Given instruction: Return, exactly as written, the lines that start at the one holding "Write a web" and end at the one holding "document.getElementById('legendText').textContent = seriesName;", with both of those lines kept. Skip any pictures.

Material provided:

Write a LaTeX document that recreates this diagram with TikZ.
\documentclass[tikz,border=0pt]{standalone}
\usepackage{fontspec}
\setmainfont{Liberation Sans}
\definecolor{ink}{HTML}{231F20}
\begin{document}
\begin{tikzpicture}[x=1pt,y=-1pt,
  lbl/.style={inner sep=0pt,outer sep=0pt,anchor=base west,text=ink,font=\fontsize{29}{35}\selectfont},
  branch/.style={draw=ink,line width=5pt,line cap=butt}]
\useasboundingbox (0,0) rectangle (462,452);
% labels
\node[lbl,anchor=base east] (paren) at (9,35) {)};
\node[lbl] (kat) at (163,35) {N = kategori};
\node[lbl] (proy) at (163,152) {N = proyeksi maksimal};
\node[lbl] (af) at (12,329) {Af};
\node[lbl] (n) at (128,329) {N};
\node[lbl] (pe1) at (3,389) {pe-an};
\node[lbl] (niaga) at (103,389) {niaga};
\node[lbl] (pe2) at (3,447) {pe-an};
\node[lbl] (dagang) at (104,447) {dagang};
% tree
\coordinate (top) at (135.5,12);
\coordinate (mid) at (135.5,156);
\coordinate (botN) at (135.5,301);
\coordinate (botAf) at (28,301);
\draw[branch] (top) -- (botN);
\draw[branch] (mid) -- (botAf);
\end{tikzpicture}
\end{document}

--

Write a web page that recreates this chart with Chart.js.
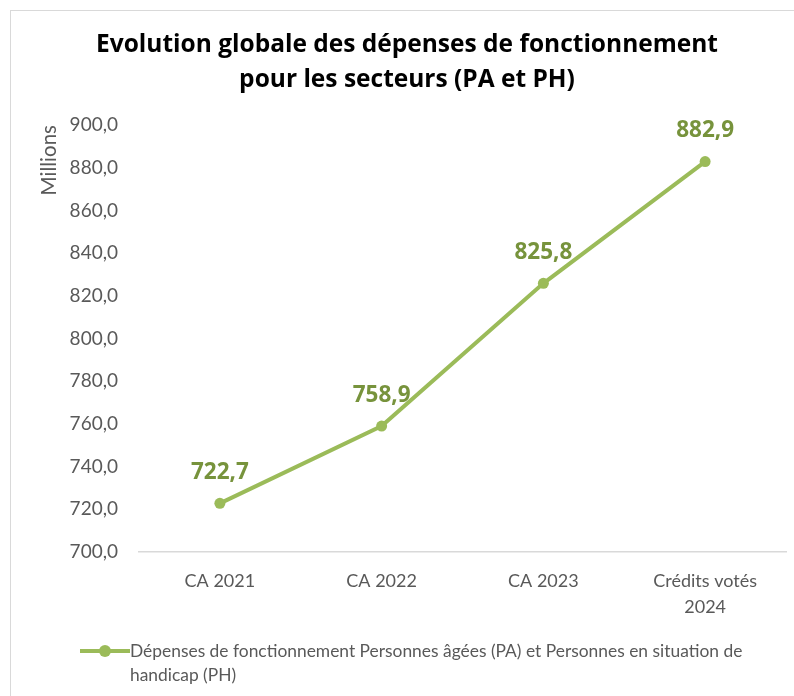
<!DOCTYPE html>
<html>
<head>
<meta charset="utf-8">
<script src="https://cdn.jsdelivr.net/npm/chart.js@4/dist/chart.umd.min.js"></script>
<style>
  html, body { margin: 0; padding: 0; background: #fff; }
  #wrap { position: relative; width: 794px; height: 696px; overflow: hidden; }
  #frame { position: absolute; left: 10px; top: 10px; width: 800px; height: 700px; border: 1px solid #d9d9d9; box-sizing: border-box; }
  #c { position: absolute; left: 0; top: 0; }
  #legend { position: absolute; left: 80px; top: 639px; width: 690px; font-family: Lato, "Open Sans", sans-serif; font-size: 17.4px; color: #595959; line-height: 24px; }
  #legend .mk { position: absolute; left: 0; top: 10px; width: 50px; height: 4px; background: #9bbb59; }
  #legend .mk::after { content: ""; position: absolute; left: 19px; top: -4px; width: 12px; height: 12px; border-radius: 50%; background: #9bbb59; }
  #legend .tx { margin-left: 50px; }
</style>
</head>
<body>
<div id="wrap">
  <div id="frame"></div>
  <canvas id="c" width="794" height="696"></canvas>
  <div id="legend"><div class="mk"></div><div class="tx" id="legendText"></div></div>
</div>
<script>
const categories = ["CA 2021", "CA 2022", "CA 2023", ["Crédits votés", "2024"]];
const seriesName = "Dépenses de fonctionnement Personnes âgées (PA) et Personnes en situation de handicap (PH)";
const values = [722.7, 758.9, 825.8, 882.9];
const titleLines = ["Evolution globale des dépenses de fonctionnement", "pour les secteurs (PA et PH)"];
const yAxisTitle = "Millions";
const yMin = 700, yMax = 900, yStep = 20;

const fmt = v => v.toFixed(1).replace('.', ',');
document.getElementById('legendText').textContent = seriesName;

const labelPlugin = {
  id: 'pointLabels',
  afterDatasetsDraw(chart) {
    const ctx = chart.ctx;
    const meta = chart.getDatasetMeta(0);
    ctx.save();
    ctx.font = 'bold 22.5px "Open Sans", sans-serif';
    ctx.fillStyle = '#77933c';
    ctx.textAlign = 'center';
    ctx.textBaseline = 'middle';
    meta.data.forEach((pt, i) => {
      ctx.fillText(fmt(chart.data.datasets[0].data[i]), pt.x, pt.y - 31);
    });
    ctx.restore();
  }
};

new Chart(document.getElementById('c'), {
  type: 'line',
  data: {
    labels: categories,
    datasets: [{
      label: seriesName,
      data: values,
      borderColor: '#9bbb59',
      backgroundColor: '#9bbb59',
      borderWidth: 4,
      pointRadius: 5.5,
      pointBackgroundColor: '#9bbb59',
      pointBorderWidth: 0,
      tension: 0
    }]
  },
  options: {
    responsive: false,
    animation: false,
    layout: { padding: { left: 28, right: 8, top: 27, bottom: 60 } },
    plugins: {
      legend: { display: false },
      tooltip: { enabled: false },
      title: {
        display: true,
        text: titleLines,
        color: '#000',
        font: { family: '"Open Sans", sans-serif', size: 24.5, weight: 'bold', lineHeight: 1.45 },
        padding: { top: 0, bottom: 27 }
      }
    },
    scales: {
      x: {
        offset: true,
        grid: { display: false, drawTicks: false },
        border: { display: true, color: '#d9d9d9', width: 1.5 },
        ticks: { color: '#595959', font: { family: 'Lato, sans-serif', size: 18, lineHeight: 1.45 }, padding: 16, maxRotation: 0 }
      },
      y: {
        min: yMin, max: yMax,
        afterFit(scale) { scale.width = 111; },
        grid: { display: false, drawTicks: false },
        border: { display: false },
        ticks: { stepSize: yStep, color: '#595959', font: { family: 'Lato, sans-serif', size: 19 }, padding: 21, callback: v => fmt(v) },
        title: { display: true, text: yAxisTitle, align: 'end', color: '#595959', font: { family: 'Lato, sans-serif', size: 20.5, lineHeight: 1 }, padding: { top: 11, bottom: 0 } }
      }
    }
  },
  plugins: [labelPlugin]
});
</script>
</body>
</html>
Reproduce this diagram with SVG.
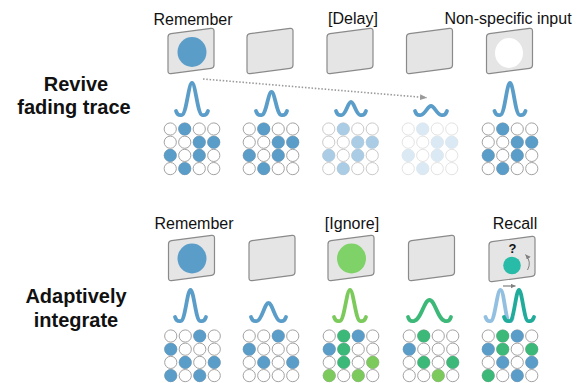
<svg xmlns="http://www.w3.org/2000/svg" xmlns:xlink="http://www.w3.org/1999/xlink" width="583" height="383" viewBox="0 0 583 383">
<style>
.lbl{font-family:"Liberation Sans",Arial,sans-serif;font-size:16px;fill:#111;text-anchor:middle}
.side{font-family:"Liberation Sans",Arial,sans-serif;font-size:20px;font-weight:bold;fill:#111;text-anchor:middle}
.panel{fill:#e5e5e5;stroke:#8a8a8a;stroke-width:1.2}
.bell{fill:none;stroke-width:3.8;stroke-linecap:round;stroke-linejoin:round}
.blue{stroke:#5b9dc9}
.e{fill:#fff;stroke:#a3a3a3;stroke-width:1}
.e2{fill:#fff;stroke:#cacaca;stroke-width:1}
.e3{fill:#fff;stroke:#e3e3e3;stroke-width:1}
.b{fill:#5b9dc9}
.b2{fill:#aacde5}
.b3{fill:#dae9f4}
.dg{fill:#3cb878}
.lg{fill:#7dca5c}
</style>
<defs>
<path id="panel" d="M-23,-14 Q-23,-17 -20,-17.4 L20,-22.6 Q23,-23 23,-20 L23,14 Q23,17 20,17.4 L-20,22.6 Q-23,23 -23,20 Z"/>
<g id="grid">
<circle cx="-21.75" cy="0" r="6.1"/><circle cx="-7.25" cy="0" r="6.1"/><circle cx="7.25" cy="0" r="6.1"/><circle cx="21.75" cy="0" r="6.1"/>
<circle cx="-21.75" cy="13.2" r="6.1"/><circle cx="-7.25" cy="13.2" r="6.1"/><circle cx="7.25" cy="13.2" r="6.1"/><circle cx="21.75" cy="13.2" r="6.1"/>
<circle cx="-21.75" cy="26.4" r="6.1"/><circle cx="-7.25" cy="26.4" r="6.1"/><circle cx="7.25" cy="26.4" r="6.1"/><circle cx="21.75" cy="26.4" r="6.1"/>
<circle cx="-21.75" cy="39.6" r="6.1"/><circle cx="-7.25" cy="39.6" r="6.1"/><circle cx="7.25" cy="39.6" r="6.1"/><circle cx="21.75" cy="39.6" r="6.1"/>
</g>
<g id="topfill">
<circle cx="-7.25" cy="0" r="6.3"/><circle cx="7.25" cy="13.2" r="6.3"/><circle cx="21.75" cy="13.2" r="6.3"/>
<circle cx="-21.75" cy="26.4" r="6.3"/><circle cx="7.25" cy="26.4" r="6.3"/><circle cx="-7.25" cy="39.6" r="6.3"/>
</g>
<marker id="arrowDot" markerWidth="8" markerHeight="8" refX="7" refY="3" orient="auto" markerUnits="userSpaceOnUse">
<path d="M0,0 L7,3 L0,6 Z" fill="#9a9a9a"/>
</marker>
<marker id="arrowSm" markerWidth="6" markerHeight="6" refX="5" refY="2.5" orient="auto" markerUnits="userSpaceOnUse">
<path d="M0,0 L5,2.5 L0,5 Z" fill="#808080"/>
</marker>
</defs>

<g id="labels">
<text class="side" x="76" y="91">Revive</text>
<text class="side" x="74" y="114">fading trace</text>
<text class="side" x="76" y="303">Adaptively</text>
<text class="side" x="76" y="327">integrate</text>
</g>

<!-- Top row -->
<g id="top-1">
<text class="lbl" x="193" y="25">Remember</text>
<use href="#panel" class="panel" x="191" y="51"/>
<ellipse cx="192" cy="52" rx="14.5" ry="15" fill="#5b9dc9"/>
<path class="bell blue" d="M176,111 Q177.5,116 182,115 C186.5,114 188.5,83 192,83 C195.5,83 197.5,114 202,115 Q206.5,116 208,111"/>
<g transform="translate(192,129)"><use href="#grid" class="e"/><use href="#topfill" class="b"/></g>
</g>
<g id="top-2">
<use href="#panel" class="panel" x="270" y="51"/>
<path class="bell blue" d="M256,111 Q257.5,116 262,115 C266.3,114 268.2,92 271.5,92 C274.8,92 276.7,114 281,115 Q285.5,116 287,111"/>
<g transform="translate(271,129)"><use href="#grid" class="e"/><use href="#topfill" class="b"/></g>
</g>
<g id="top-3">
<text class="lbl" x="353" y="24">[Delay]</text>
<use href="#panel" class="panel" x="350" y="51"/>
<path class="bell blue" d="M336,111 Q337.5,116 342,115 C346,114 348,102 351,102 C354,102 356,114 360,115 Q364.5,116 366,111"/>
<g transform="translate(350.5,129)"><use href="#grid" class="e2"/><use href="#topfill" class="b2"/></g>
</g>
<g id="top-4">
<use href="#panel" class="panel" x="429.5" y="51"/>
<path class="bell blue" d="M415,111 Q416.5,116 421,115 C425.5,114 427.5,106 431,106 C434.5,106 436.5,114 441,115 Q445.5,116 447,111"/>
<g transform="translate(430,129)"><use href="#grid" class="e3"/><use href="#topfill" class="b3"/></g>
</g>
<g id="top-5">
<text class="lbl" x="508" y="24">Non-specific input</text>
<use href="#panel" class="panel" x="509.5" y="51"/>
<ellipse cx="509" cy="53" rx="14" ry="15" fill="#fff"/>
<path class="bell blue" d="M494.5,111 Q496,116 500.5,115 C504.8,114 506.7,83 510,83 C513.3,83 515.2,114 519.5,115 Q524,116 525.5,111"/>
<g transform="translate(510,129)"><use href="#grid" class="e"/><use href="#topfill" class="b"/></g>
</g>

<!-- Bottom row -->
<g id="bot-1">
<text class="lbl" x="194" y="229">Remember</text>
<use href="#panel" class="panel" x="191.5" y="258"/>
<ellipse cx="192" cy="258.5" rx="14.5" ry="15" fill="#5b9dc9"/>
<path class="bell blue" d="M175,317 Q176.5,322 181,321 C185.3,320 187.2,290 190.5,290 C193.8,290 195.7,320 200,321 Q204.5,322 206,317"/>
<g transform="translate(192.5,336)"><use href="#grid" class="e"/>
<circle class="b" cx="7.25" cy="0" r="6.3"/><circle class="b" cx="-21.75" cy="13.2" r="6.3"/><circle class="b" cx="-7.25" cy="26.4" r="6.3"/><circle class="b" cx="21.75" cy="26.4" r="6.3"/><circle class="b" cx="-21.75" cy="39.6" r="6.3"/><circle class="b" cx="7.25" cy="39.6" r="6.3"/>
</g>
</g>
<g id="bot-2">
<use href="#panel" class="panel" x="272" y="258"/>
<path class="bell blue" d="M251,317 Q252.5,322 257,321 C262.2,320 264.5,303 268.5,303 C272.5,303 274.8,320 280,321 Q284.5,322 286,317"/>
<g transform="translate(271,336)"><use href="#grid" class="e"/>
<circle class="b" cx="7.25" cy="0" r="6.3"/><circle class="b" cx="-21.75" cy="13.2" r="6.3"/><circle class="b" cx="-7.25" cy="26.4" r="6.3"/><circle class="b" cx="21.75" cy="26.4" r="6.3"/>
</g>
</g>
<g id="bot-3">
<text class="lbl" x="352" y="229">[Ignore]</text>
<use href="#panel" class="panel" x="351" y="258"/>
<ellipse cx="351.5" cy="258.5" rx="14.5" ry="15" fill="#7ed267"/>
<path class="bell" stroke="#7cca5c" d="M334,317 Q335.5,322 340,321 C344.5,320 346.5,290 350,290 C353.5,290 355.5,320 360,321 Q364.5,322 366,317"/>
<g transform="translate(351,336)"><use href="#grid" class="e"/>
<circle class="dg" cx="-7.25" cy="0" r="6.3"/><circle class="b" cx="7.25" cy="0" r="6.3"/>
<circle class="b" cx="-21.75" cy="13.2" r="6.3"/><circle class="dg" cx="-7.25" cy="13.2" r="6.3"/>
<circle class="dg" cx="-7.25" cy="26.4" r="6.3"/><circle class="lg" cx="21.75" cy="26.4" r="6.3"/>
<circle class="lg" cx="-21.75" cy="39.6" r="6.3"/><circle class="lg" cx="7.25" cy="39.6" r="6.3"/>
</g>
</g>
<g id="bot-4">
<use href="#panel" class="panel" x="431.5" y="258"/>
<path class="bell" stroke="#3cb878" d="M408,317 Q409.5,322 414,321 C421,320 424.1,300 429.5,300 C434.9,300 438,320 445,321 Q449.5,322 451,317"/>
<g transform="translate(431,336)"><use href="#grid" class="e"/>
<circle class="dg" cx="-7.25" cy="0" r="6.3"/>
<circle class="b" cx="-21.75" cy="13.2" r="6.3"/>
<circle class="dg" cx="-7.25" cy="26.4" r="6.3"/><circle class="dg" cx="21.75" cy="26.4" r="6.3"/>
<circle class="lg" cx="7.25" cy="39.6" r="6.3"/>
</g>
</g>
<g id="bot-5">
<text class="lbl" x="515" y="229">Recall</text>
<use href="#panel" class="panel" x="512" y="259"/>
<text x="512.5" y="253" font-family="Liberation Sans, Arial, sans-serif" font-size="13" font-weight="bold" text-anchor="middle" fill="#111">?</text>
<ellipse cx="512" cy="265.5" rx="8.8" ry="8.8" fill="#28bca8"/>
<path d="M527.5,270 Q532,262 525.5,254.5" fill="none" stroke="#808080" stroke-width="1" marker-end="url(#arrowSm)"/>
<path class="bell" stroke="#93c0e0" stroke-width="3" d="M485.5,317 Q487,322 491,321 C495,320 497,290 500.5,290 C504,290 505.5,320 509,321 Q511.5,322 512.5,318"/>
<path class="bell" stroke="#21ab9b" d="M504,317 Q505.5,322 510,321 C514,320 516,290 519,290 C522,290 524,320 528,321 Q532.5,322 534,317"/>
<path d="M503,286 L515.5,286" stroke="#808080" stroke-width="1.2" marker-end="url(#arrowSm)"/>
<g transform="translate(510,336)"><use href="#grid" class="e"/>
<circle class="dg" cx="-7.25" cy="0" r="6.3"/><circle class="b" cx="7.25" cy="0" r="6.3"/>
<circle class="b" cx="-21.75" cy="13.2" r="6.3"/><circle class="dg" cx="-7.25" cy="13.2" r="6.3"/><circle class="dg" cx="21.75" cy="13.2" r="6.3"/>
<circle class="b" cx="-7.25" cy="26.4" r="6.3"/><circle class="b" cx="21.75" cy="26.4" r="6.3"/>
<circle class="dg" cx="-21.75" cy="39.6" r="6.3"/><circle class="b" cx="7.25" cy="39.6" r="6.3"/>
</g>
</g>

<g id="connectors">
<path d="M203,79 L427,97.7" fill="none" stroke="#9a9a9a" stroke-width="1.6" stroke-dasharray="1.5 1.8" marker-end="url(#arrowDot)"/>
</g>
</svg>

Response:
Write a web page that recreates this chart with Chart.js.
<!DOCTYPE html>
<html>
<head>
<meta charset="utf-8">
<script src="https://cdn.jsdelivr.net/npm/chart.js@4/dist/chart.umd.min.js"></script>
<style>
  html, body { margin: 0; padding: 0; background: #fff; }
  #wrap { position: relative; width: 794px; height: 696px; overflow: hidden; }
  #frame { position: absolute; left: 10px; top: 10px; width: 800px; height: 700px; border: 1px solid #d9d9d9; box-sizing: border-box; }
  #c { position: absolute; left: 0; top: 0; }
  #legend { position: absolute; left: 80px; top: 639px; width: 690px; font-family: Lato, "Open Sans", sans-serif; font-size: 17.4px; color: #595959; line-height: 24px; }
  #legend .mk { position: absolute; left: 0; top: 10px; width: 50px; height: 4px; background: #9bbb59; }
  #legend .mk::after { content: ""; position: absolute; left: 19px; top: -4px; width: 12px; height: 12px; border-radius: 50%; background: #9bbb59; }
  #legend .tx { margin-left: 50px; }
</style>
</head>
<body>
<div id="wrap">
  <div id="frame"></div>
  <canvas id="c" width="794" height="696"></canvas>
  <div id="legend"><div class="mk"></div><div class="tx" id="legendText"></div></div>
</div>
<script>
const categories = ["CA 2021", "CA 2022", "CA 2023", ["Crédits votés", "2024"]];
const seriesName = "Dépenses de fonctionnement Personnes âgées (PA) et Personnes en situation de handicap (PH)";
const values = [722.7, 758.9, 825.8, 882.9];
const titleLines = ["Evolution globale des dépenses de fonctionnement", "pour les secteurs (PA et PH)"];
const yAxisTitle = "Millions";
const yMin = 700, yMax = 900, yStep = 20;

const fmt = v => v.toFixed(1).replace('.', ',');
document.getElementById('legendText').textContent = seriesName;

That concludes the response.